Short exercise
Starting at the first line of the listing below, retype each line up to and including the one that contains "const nasalMarker = 261;". Leave pictures out.

Data segment
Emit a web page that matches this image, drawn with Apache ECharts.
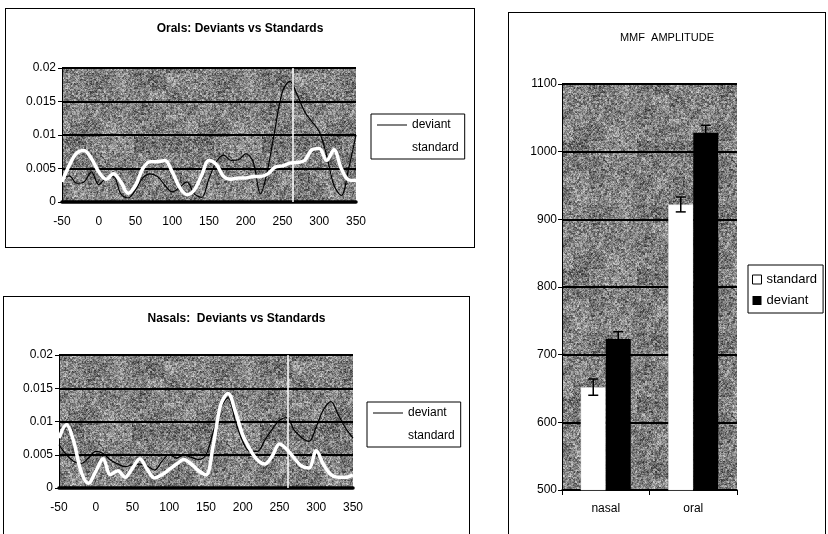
<!DOCTYPE html>
<html><head><meta charset="utf-8">
<script src="https://cdn.jsdelivr.net/npm/echarts@6/dist/echarts.min.js"></script>
<style>
html,body{margin:0;padding:0;background:#fff;width:828px;height:534px;overflow:hidden;}
.frame{position:absolute;border:1px solid #000;box-sizing:border-box;background:#fff;}
.frame>div{position:absolute;left:0;top:0;width:100%;height:100%;}
</style></head><body>
<div class="frame" style="left:5px;top:8px;width:470px;height:240px"><div id="c1"></div></div>
<div class="frame" style="left:3px;top:296px;width:467px;height:260px"><div id="c2"></div></div>
<div class="frame" style="left:508px;top:12px;width:318px;height:540px"><div id="c3"></div></div>
<script>
// ---------- data ----------
const times = [-50,-40,-30,-20,-10,0,10,20,30,40,50,60,70,80,90,100,110,120,130,140,150,160,170,180,190,200,210,220,230,240,250,260,270,280,290,300,310,320,330,340,350];

const oralDeviant = [0.0036,0.0039,0.0028,0.0030,0.0045,0.0026,0.0036,0.0038,0.0012,0.0006,0.0018,0.0036,0.0042,0.0038,0.0025,0.0015,0.0022,0.0030,0.0012,0.0007,0.0035,0.0060,0.0070,0.0062,0.0063,0.0072,0.0060,0.0012,0.0050,0.0110,0.0165,0.0180,0.0160,0.0135,0.0120,0.0105,0.0070,0.0025,0.0010,0.0050,0.0100];
const oralStandard = [0.0030,0.0055,0.0073,0.0077,0.0065,0.0045,0.0034,0.0042,0.0030,0.0013,0.0025,0.0050,0.0060,0.0060,0.0062,0.0045,0.0022,0.0011,0.0018,0.0040,0.0062,0.0056,0.0038,0.0034,0.0036,0.0036,0.0038,0.0038,0.0042,0.0052,0.0054,0.0058,0.0059,0.0062,0.0078,0.0080,0.0062,0.0078,0.0050,0.0033,0.0032];

const nasalDeviant = [0.0065,0.0050,0.0040,0.0037,0.0045,0.0055,0.0052,0.0042,0.0036,0.0032,0.0035,0.0036,0.0033,0.0027,0.0040,0.0050,0.0045,0.0050,0.0046,0.0043,0.0050,0.0085,0.0120,0.0136,0.0100,0.0070,0.0055,0.0055,0.0072,0.0088,0.0102,0.0106,0.0087,0.0076,0.0070,0.0092,0.0118,0.0130,0.0110,0.0090,0.0075];
const nasalStandard = [0.0075,0.0095,0.0070,0.0025,0.0007,0.0025,0.0044,0.0020,0.0026,0.0016,0.0030,0.0044,0.0028,0.0015,0.0020,0.0028,0.0036,0.0043,0.0036,0.0026,0.0020,0.0065,0.0125,0.0142,0.0115,0.0080,0.0058,0.0042,0.0036,0.0048,0.0066,0.0058,0.0045,0.0033,0.0030,0.0056,0.0035,0.0020,0.0016,0.0016,0.0020];

const oralMarker = 264;
const nasalMarker = 261;

const xTicks = [-50, 350, 50];          // min, max, step
const yTicks = [0, 0.02, 0.005];

const barCategories = ['nasal', 'oral'];
const standardMean = [652, 922];
const deviantMean = [723, 1028];
const standardErr = [12, 11];
const deviantErr = [11, 11];
const barTicks = [500, 1100, 100];

// ---------- style ----------
const FONT = '"Liberation Sans", Arial, sans-serif';
const BAR_W = 25;

// deterministic grainy grey texture for the plot areas (scanned look)
function hash(x, y, a, b, c){ return Math.abs(Math.sin(x * a + y * b) * c) % 1; }
function makeTexture(){
  const n = 128, cv = document.createElement('canvas');
  cv.width = n; cv.height = n;
  const ctx = cv.getContext('2d');
  const img = ctx.createImageData(n, n);
  for (let y = 0; y < n; y++) for (let x = 0; x < n; x++){
    const fine = hash(x, y, 12.9898, 78.233, 43758.5453);
    const coarse = hash(x >> 1, y >> 1, 39.346, 11.135, 24634.6345);
    const blot = hash(x >> 4, y >> 4, 7.13, 3.71, 9182.31);
    let v = 128 + (fine - 0.5) * 80 + (coarse - 0.5) * 70 + (blot - 0.5) * 30;
    v = Math.max(35, Math.min(215, v));
    const k = (y * n + x) * 4;
    img.data[k] = img.data[k+1] = img.data[k+2] = v; img.data[k+3] = 255;
  }
  ctx.putImageData(img, 0, 0);
  return {image: cv, repeat: 'repeat'};
}
const PLOT_BG = makeTexture();
const LINE_ICON = 'path://M0,0 L30,0 L30,1 L0,1 Z';

function zip(xs, ys){ return xs.map((x,i)=>[x, ys[i]]); }

function lineOption(title, titleTop, grid, legendPos, dev, std, marker){
  return {
    animation:false,
    title:{text:title,left:'center',top:titleTop,textStyle:{fontFamily:FONT,fontSize:12,fontWeight:'bold',color:'#000'}},
    grid:Object.assign({show:true,backgroundColor:PLOT_BG,borderWidth:0}, grid),
    legend:{orient:'vertical',left:legendPos[0],top:legendPos[1],backgroundColor:'#fff',borderColor:'#000',borderWidth:1,
      padding:[5,6,5,6],itemWidth:30,itemHeight:14,itemGap:11,symbolKeepAspect:true,
      textStyle:{fontFamily:FONT,fontSize:12,color:'#000'},
      data:[{name:'deviant',icon:LINE_ICON,itemStyle:{color:'#000'}},{name:'standard',icon:LINE_ICON,itemStyle:{color:'#fff'}}]},
    xAxis:{type:'value',min:xTicks[0],max:xTicks[1],interval:xTicks[2],
      axisLine:{show:true,onZero:false,lineStyle:{color:'#000',width:3.5}},
      axisTick:{show:false},splitLine:{show:false},
      axisLabel:{color:'#000',fontSize:12,fontFamily:FONT,margin:14}},
    yAxis:{type:'value',min:yTicks[0],max:yTicks[1],interval:yTicks[2],
      axisLine:{show:true,onZero:false,lineStyle:{color:'#000',width:1}},
      axisTick:{show:true,length:4,lineStyle:{color:'#000'}},
      splitLine:{show:true,lineStyle:{color:'#000',width:2}},
      axisLabel:{color:'#000',fontSize:12,fontFamily:FONT,margin:6}},
    series:[
      {name:'deviant',type:'line',data:zip(times,dev),smooth:0.35,symbol:'none',
        lineStyle:{color:'#000',width:1.2},itemStyle:{color:'#000'}},
      {name:'standard',type:'line',data:zip(times,std),smooth:0.35,symbol:'none',
        lineStyle:{color:'#fff',width:3.5},itemStyle:{color:'#fff'},
        markLine:{silent:true,symbol:'none',label:{show:false},
          lineStyle:{color:'#fff',width:1.5,type:'solid'},data:[{xAxis:marker}]}}
    ]
  };
}

const c1 = echarts.init(document.getElementById('c1'));
c1.setOption(lineOption('Orals: Deviants vs Standards', 9,
  {left:56,top:59,width:294,height:134}, [365,105], oralDeviant, oralStandard, oralMarker));

const c2 = echarts.init(document.getElementById('c2'));
c2.setOption(lineOption('Nasals:  Deviants vs Standards', 11,
  {left:55,top:58,width:294,height:133}, [363,105], nasalDeviant, nasalStandard, nasalMarker));

function errorSeries(name, means, errs, side){
  return {name:name+'-err',type:'custom',z:10,
    data:means.map((m,i)=>[i, m-errs[i], m+errs[i]]),
    encode:{x:0,y:[1,2]},
    renderItem:function(params, api){
      const lo = api.coord([api.value(0), api.value(1)]);
      const hi = api.coord([api.value(0), api.value(2)]);
      const x = lo[0] + side*BAR_W/2, cap = 5;
      const st = {stroke:'#000',lineWidth:1.5};
      return {type:'group',children:[
        {type:'line',shape:{x1:x,y1:lo[1],x2:x,y2:hi[1]},style:st},
        {type:'line',shape:{x1:x-cap,y1:hi[1],x2:x+cap,y2:hi[1]},style:st},
        {type:'line',shape:{x1:x-cap,y1:lo[1],x2:x+cap,y2:lo[1]},style:st}
      ]};
    }};
}

const c3 = echarts.init(document.getElementById('c3'));
c3.setOption({
  animation:false,
  title:{text:'MMF  AMPLITUDE',left:'center',top:14,textStyle:{fontFamily:FONT,fontSize:11,fontWeight:'normal',color:'#000'}},
  grid:{left:53,top:71,width:175,height:406,show:true,backgroundColor:PLOT_BG,borderWidth:0},
  legend:{orient:'vertical',left:239,top:252,backgroundColor:'#fff',borderColor:'#000',borderWidth:1,
    padding:[8,6,6,4],itemWidth:9,itemHeight:9,itemGap:8,icon:'rect',
    textStyle:{fontFamily:FONT,fontSize:13,color:'#000'},
    data:[{name:'standard',itemStyle:{color:'#fff',borderColor:'#000',borderWidth:1}},{name:'deviant'}]},
  xAxis:{type:'category',data:barCategories,
    axisLine:{show:true,lineStyle:{color:'#000',width:1.5}},
    axisTick:{show:true,length:5,lineStyle:{color:'#000'}},
    axisLabel:{color:'#000',fontSize:12,fontFamily:FONT,margin:13}},
  yAxis:{type:'value',min:barTicks[0],max:barTicks[1],interval:barTicks[2],
    axisLine:{show:true,lineStyle:{color:'#000',width:1}},
    axisTick:{show:true,length:4,lineStyle:{color:'#000'}},
    splitLine:{show:true,lineStyle:{color:'#000',width:2}},
    axisLabel:{color:'#000',fontSize:12,fontFamily:FONT,margin:5,formatter:function(v){return String(v);}}},
  series:[
    {name:'standard',type:'bar',data:standardMean,barWidth:BAR_W,barGap:'0%',
      itemStyle:{color:'#fff',borderColor:'#ddd',borderWidth:0.5}},
    {name:'deviant',type:'bar',data:deviantMean,barWidth:BAR_W,barGap:'0%',
      itemStyle:{color:'#000'}},
    errorSeries('standard',standardMean,standardErr,-1),
    errorSeries('deviant',deviantMean,deviantErr,1)
  ]
});
</script>
</body></html>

Task response
Emit a web page that matches this image, drawn with Apache ECharts.
<!DOCTYPE html>
<html><head><meta charset="utf-8">
<script src="https://cdn.jsdelivr.net/npm/echarts@6/dist/echarts.min.js"></script>
<style>
html,body{margin:0;padding:0;background:#fff;width:828px;height:534px;overflow:hidden;}
.frame{position:absolute;border:1px solid #000;box-sizing:border-box;background:#fff;}
.frame>div{position:absolute;left:0;top:0;width:100%;height:100%;}
</style></head><body>
<div class="frame" style="left:5px;top:8px;width:470px;height:240px"><div id="c1"></div></div>
<div class="frame" style="left:3px;top:296px;width:467px;height:260px"><div id="c2"></div></div>
<div class="frame" style="left:508px;top:12px;width:318px;height:540px"><div id="c3"></div></div>
<script>
// ---------- data ----------
const times = [-50,-40,-30,-20,-10,0,10,20,30,40,50,60,70,80,90,100,110,120,130,140,150,160,170,180,190,200,210,220,230,240,250,260,270,280,290,300,310,320,330,340,350];

const oralDeviant = [0.0036,0.0039,0.0028,0.0030,0.0045,0.0026,0.0036,0.0038,0.0012,0.0006,0.0018,0.0036,0.0042,0.0038,0.0025,0.0015,0.0022,0.0030,0.0012,0.0007,0.0035,0.0060,0.0070,0.0062,0.0063,0.0072,0.0060,0.0012,0.0050,0.0110,0.0165,0.0180,0.0160,0.0135,0.0120,0.0105,0.0070,0.0025,0.0010,0.0050,0.0100];
const oralStandard = [0.0030,0.0055,0.0073,0.0077,0.0065,0.0045,0.0034,0.0042,0.0030,0.0013,0.0025,0.0050,0.0060,0.0060,0.0062,0.0045,0.0022,0.0011,0.0018,0.0040,0.0062,0.0056,0.0038,0.0034,0.0036,0.0036,0.0038,0.0038,0.0042,0.0052,0.0054,0.0058,0.0059,0.0062,0.0078,0.0080,0.0062,0.0078,0.0050,0.0033,0.0032];

const nasalDeviant = [0.0065,0.0050,0.0040,0.0037,0.0045,0.0055,0.0052,0.0042,0.0036,0.0032,0.0035,0.0036,0.0033,0.0027,0.0040,0.0050,0.0045,0.0050,0.0046,0.0043,0.0050,0.0085,0.0120,0.0136,0.0100,0.0070,0.0055,0.0055,0.0072,0.0088,0.0102,0.0106,0.0087,0.0076,0.0070,0.0092,0.0118,0.0130,0.0110,0.0090,0.0075];
const nasalStandard = [0.0075,0.0095,0.0070,0.0025,0.0007,0.0025,0.0044,0.0020,0.0026,0.0016,0.0030,0.0044,0.0028,0.0015,0.0020,0.0028,0.0036,0.0043,0.0036,0.0026,0.0020,0.0065,0.0125,0.0142,0.0115,0.0080,0.0058,0.0042,0.0036,0.0048,0.0066,0.0058,0.0045,0.0033,0.0030,0.0056,0.0035,0.0020,0.0016,0.0016,0.0020];

const oralMarker = 264;
const nasalMarker = 261;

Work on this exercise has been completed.